Three-time track gold medallist Wiggins has identified the time trial, which starts and finishes at Hampton Court Palace in Surrey, as his primary target at London 2012.
But Brailsford believes the close proximity of the two events means any rider required to work in the road race is inevitably going to suffer come the time trial.
“The challenge is, once you ask an athlete to double up it’s going to compromise one event or the other,” said Brailsford.
“Tony Martin has got the same conundrum as Bradley in the German team. Let’s say [Andre] Greipel, [John] Degenkolb and [Marcel] Kittel are all up for road race then Tony Martin is going to have to play a role to make that happen.
“In order for him to do that to his full capability, it’s going to impact on the time trial; it’s the same as Brad.
“It’s something worth looking at but I can’t know how else you could do it. You could switch it round, or you could just increase the number of participants.”
The men’s road race peloton will leave London and tackle nine laps of a 15.5km Box Hill circuit before heading back to the capital for the finish in front of Buckingham Palace on The Mall.
The accumulative climbing in Surrey is likely to see a breakaway enjoy a considerable advantage but the flat run-in lends itself to a chase and sprint finish, although that is likely to be from a select group of riders.
And Brailsford believes Wiggins’ talents as both a time trialist and climber lend themselves to the terrain, while dropping a hint as to the potential make-up of the British team.
He added: “If you go to the top of the ninth lap of Box Hill, normally you’d expect there to be a break of X amount of riders within three of four minutes, then you’d like to think that your ideal rider is someone who can float around that course a bit – so it’s not going to take too much out of him every time – and you get to the top of the last lap and their [Wiggins and [Martin] time trial, or Rouleur-type ability, is phenomenal.
“In our case, if you took Bradley, Steve Cummings, David Millar and Chris Froome, then you couldn’t want for four better guys in that scenario.
“They’re probably four of the best guys in that world at doing that particular job. It does lend itself to that time trial-type effort to bring the break back because that’s what it’s all going to be about.”
In truth, the Olympic Games are a secondary consideration for Wiggins, whose year is built around the Tour de France, where the 31-year-old admits he still has “unfinished business”.
But Wiggins, speaking at Team Sky’s 2012 launch on Wednesday, brushed aside talk of 2012 being any more significant than previous years.
“I love that phrase ‘an enormous year’. It’s no bigger than 12 months ago,” he said.
“It’s just the inclusion of a one hour time trial nine days after the Tour. So the season is an hour longer than it normally is. It’s just a time trial in London – it could be a ’25’.”

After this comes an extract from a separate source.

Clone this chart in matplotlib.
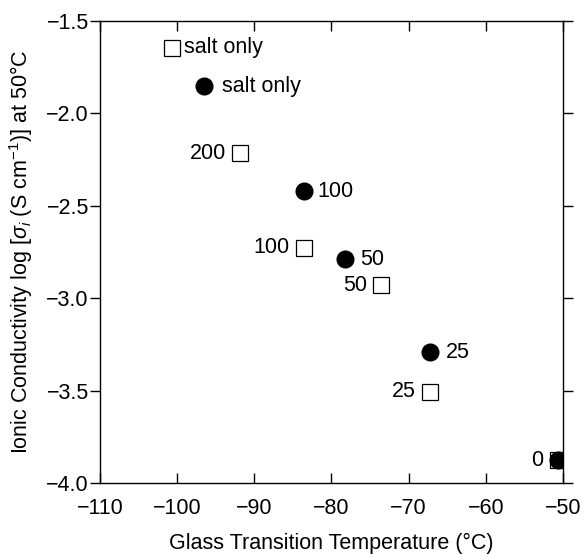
import matplotlib
matplotlib.use("Agg")
import matplotlib.pyplot as plt

plt.rcParams['font.family'] = ['Liberation Sans', 'DejaVu Sans']
plt.rcParams['mathtext.fontset'] = 'custom'
plt.rcParams['mathtext.rm'] = 'Liberation Sans'
plt.rcParams['mathtext.it'] = 'Liberation Sans:italic'
plt.rcParams['mathtext.sf'] = 'Liberation Sans'

# Open squares
sq_x = [-100.7, -91.8, -83.6, -73.6, -67.3, -50.6]
sq_y = [-1.644, -2.216, -2.727, -2.929, -3.506, -3.876]
sq_labels = ["salt only", "200", "100", "50", "25", "0"]

# Filled circles
ci_x = [-96.5, -83.6, -78.3, -67.3, -50.6]
ci_y = [-1.852, -2.42, -2.79, -3.293, -3.876]
ci_labels = ["salt only", "100", "50", "25", ""]

xticks = [-110, -100, -90, -80, -70, -60, -50]
yticks = [-4.0, -3.5, -3.0, -2.5, -2.0, -1.5]

fig = plt.figure(figsize=(5.84, 5.54), dpi=100)
ax = fig.add_axes([100/584, 1-483/554, 463/584, 462/554])

ax.plot(sq_x, sq_y, linestyle='none', marker='s', markersize=11.5,
        markerfacecolor='white', markeredgecolor='black', markeredgewidth=0.9, zorder=3)
ax.plot(ci_x, ci_y, linestyle='none', marker='o', markersize=12,
        markerfacecolor='black', markeredgecolor='black', zorder=4)

fs = 15.5
# square labels: first to the right, others to the left
sq_offsets = [(12, 0), (-14, 0), (-14, 0), (-14, 0), (-14, 0), (-15, 0)]
for x, y, t, off in zip(sq_x, sq_y, sq_labels, sq_offsets):
    ax.annotate(t, (x, y), xytext=off, textcoords='offset pixels',
                ha='left' if off[0] > 0 else 'right', va='center', fontsize=fs)
ci_offsets = [(18, 0), (14, 0), (16, 0), (16, 0), (15, 0)]
for x, y, t, off in zip(ci_x, ci_y, ci_labels, ci_offsets):
    if t:
        ax.annotate(t, (x, y), xytext=off, textcoords='offset pixels',
                    ha='left', va='center', fontsize=fs)

ax.set_xlim(-110, -50)
ax.set_ylim(-4.0, -1.5)
ax.set_xticks(xticks)
ax.set_yticks(yticks)
ax.set_xticklabels(["\u2212%d" % abs(v) for v in xticks])
ax.set_yticklabels(["\u2212%.1f" % abs(v) for v in yticks])
ax.tick_params(axis='x', direction='in', length=7, width=1, labelsize=fs, pad=11, top=True)
ax.tick_params(axis='y', direction='out', length=7, width=1, labelsize=fs, pad=1)
ax.tick_params(axis='y', which='major', right=True)
for t in ax.yaxis.get_major_ticks():
    t.tick2line.set_marker(matplotlib.lines.TICKRIGHT)
for sp in ax.spines.values():
    sp.set_linewidth(1.0)

ax.set_xlabel("Glass Transition Temperature (\u00b0C)", fontsize=fs, labelpad=10)
ax.set_ylabel("Ionic Conductivity log [$\\sigma_i$ (S cm$^{-1}$)] at 50\u00b0C", fontsize=fs, labelpad=8)

fig.savefig("out.png", dpi=100)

It can be denied, however, that eyes are focussed on Wiggins to succeed at the Tour. The Sky leader arrived at last year’s race among the favourites having won the Criterium du Dauphine but saw his campaign ended with a broken collarbone after a crash on stage seven.
The Ghent-born rider re-built his reputation as a general classification contender at the Vuelta a Espana, finishing third overall, and believes he is primed for a big year.
“I had five weeks off after the worlds so was back on it after November and am way ahead of where I’ve ever been at this time of year,” he said.
“This last year is probably the first time I’ve trained properly for the road and have been pushed hard by myself and the people around me and that was evident in the results, and it’s been a continual process of that.”